Actual Travel Information

That last part of Connelly’s statement is where I stop treading water and can feel my feet touch the sandy bottom of the ocean floor again. Yes, in-vehicle tech is useful… the navigation apps, USB ports, Bluetooth and Wi-Fi enabled everything that do enable the kids to keep themselves and us entertained on the road… and yet, and yet…

… if the journey can be as enjoyable as the destination, as Connelly touches on in the report (she also elaborates on what she and Ford describe as the “future of the road trip” in this podcast) , what are we doing to connect with our kids adjacent to or outside of technology when we travel with them?

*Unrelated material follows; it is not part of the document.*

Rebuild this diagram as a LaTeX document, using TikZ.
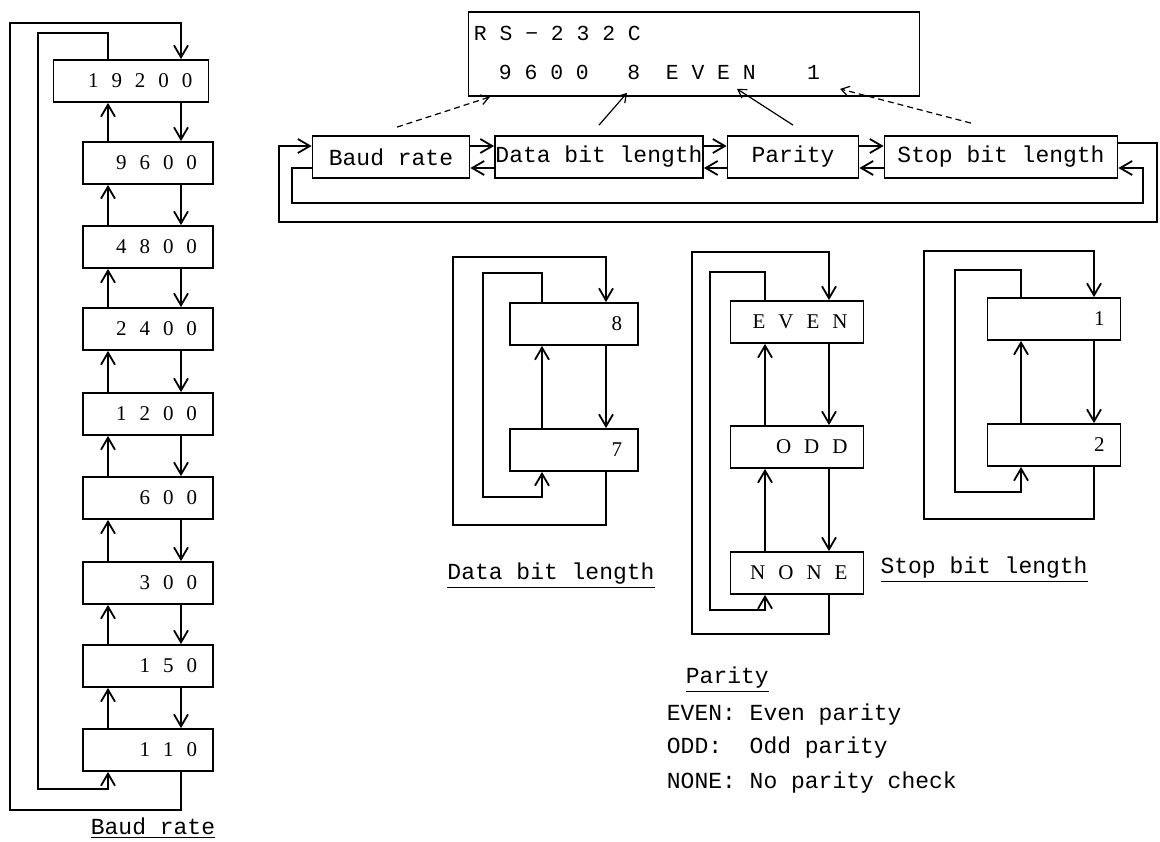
\documentclass[tikz,border=0pt]{standalone}
\usepackage{fontspec}
\newfontfamily\monofont{Liberation Mono}
\newfontfamily\digitfont{Liberation Serif}
\newcommand{\dgap}{\hspace{6.5pt}}
\usetikzlibrary{arrows.meta}

\begin{document}
\begin{tikzpicture}[x=0.5pt, y=-0.5pt, line width=0.9pt,
  every node/.style={font=\monofont\fontsize{11.5}{13}\selectfont},
  cell/.style={draw, minimum height=21pt, inner xsep=8pt, inner ysep=0pt, text width=#1, align=right,
    font={\digitfont\fontsize{10.5}{12}\selectfont}},
  menu/.style={draw, minimum height=21pt, inner sep=0pt, minimum width=#1},
  readout/.style={anchor=west, inner sep=0pt, font=\monofont\fontsize{10.7}{12}\selectfont},
  note/.style={anchor=west, inner sep=0pt},
  arr/.style={-{Straight Barb[length=6pt,width=7pt]}},
  ptr/.style={line width=0.6pt, -{Straight Barb[length=4pt,width=5pt]}}]
\useasboundingbox (0,0) rectangle (1160,841);

% display and setting menu
\node[draw, minimum width=225.5pt, minimum height=42pt] (display) at (694,54) {};
\node[readout] (rs) at (473,33) {R\ S\ −\ 2\ 3\ 2\ C};
\node[readout] (vals) at (498,72) {9\ 6\ 0\ 0\ \ \ 8\ \ E\ V\ E\ N\ \ \ \ 1};
\node[menu=78.5pt] (baud) at (391,157) {Baud rate};
\node[menu=104pt] (data) at (599,157) {Data bit length};
\node[menu=65.5pt] (parity) at (793,157) {Parity};
\node[menu=116.5pt] (stop) at (1001,157) {Stop bit length};
\draw[ptr, densely dashed] ([xshift=3pt,yshift=4pt]baud.north) -- ([xshift=-102pt]display.south);
\draw[ptr] ([yshift=5pt]data.north) -- ([xshift=-33.5pt,yshift=2pt]display.south);
\draw[ptr] ([yshift=5pt]parity.north) -- ([xshift=21.5pt,yshift=4pt]display.south);
\draw[ptr, densely dashed] ([xshift=-15pt,yshift=6pt]stop.north) -- ([xshift=73pt,yshift=4pt]display.south);
\foreach \a/\b in {baud/data,data/parity,parity/stop}{
  \draw[arr] ([yshift=5.5pt]\a.east) -- ([yshift=5.5pt]\b.west);
  \draw[arr] ([yshift=-5.5pt]\b.west) -- ([yshift=-5.5pt]\a.east);
}
\draw[arr] ([yshift=7pt]stop.east) -| (1157,222) -| ([xshift=-16.5pt,yshift=5.5pt]baud.west) -- ([yshift=5.5pt]baud.west);
\draw[arr] ([yshift=-5.5pt]baud.west) -- ++(-20,0) |- (1143,203) |- ([yshift=-5.5pt]stop.east);

% baud rate
\node[cell=61.5pt] (b19200) at (131,81) {1\dgap 9\dgap 2\dgap 0\dgap 0};
\foreach \v/\t/\y in {9600/9\dgap 6\dgap 0\dgap 0/163, 4800/4\dgap 8\dgap 0\dgap 0/247,
                      2400/2\dgap 4\dgap 0\dgap 0/329, 1200/1\dgap 2\dgap 0\dgap 0/414,
                      600/6\dgap 0\dgap 0/498, 300/3\dgap 0\dgap 0/583,
                      150/1\dgap 5\dgap 0/666, 110/1\dgap 1\dgap 0/750}
  \node[cell=49pt] (b\v) at (148,\y) {\t};
\coordinate (bup) at (108,0);
\coordinate (bdn) at (181,0);
\foreach \a/\b in {19200/9600,9600/4800,4800/2400,2400/1200,1200/600,600/300,300/150,150/110}{
  \draw[arr] (b\a.south -| bdn) -- (b\b.north -| bdn);
  \draw[arr] (b\b.north -| bup) -- (b\a.south -| bup);
}
\draw[arr] (b110.south -| bdn) -- ++(0,38) -| (10,23) -| (b19200.north -| bdn);
\draw[arr] (b19200.north -| bup) -- ++(0,-26) -| (38,789) -| (b110.south -| bup);
\node (baudlbl) at (153,828) {\underline{Baud rate}};

% data bit length
\node[cell=48pt] (d8) at (574,324) {8};
\node[cell=48pt] (d7) at (574,450) {7};
\coordinate (dup) at (542,0);
\coordinate (ddn) at (606,0);
\draw[arr] (d8.south -| ddn) -- (d7.north -| ddn);
\draw[arr] (d7.north -| dup) -- (d8.south -| dup);
\draw[arr] (d7.south -| ddn) -- ++(0,53) -| (453,257) -| (d8.north -| ddn);
\draw[arr] (d8.north -| dup) -- ++(0,-29) -| (483,497) -| (d7.south -| dup);
\node (datalbl) at (551,576) {\underline{Data bit length}};

% parity
\node[cell=50.5pt] (peven) at (797,322) {E\dgap V\dgap E\dgap N};
\node[cell=50.5pt] (podd) at (797,447) {O\dgap D\dgap D};
\node[cell=50.5pt] (pnone) at (797,573) {N\dgap O\dgap N\dgap E};
\coordinate (pup) at (765,0);
\coordinate (pdn) at (829,0);
\foreach \a/\b in {peven/podd,podd/pnone}{
  \draw[arr] (\a.south -| pdn) -- (\b.north -| pdn);
  \draw[arr] (\b.north -| pup) -- (\a.south -| pup);
}
\draw[arr] (pnone.south -| pdn) -- ++(0,39) -| (692,252) -| (peven.north -| pdn);
\draw[arr] (peven.north -| pup) -- ++(0,-28) -| (710,610) -| (pnone.south -| pup);

% stop bit length
\node[cell=50.5pt] (s1) at (1054,319) {1};
\node[cell=50.5pt] (s2) at (1054,445) {2};
\coordinate (sup) at (1021,0);
\coordinate (sdn) at (1094,0);
\draw[arr] (s1.south -| sdn) -- (s2.north -| sdn);
\draw[arr] (s2.north -| sup) -- (s1.south -| sup);
\draw[arr] (s2.south -| sdn) -- ++(0,52) -| (924,251) -| (s1.north -| sdn);
\draw[arr] (s1.north -| sup) -- ++(0,-27) -| (955,492) -| (s2.south -| sup);
\node (stoplbl) at (984,570) {\underline{Stop bit length}};

% parity legend
\node[note] (parhead) at (685,680) {\underline{Parity}};
\node[note] (leven) at (666,715) {EVEN: Even parity};
\node[note] (lodd) at (666,748) {ODD:\ \ Odd parity};
\node[note] (lnone) at (666,783) {NONE: No parity check};
\end{tikzpicture}
\end{document}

That’s touched on but not entirely spelled out in the Ford report, so perhaps this is where Traveling Dad and Traveling Mom can be of some assistance.

  • While in a rental car recently on the way to mother-in-law’s house, my daughters took turns syncing their phone playlists to the car’s audio system and curated the music for hours at a time… but then there came a moment where they stopped the music and launched into Nicki Manaj’s “Starships” a capella, like they did in the old days, my younger daughter starting off the song flawlessly and then totally messing up, and then everybody would laugh and they’d start again. How nice would it be to do a whole car ride a capella? It would be sort of nice.
  • Over at Traveling Mom Gina Vercesi and Susie Kellogg explore travelling unplugged, respectively, on road trips and during a vacation at Great Sand Dunes National Park.
  • The founder of Traveling Mom, Kim Orlando, doesn’t mess around when it comes to making her kids try something, and in this video, which many people think is apocraphyl but it’s not, it’s right here… she bribes her kids to give up their phones for a while on a family vacation.

There’s much, much more content at both Traveling Mom and Traveling Dad having to do with family travel and tech and many other topics you could likely use some help with. But for now, maybe stop reading blog posts and play with your kid, because neither of you are getting any younger.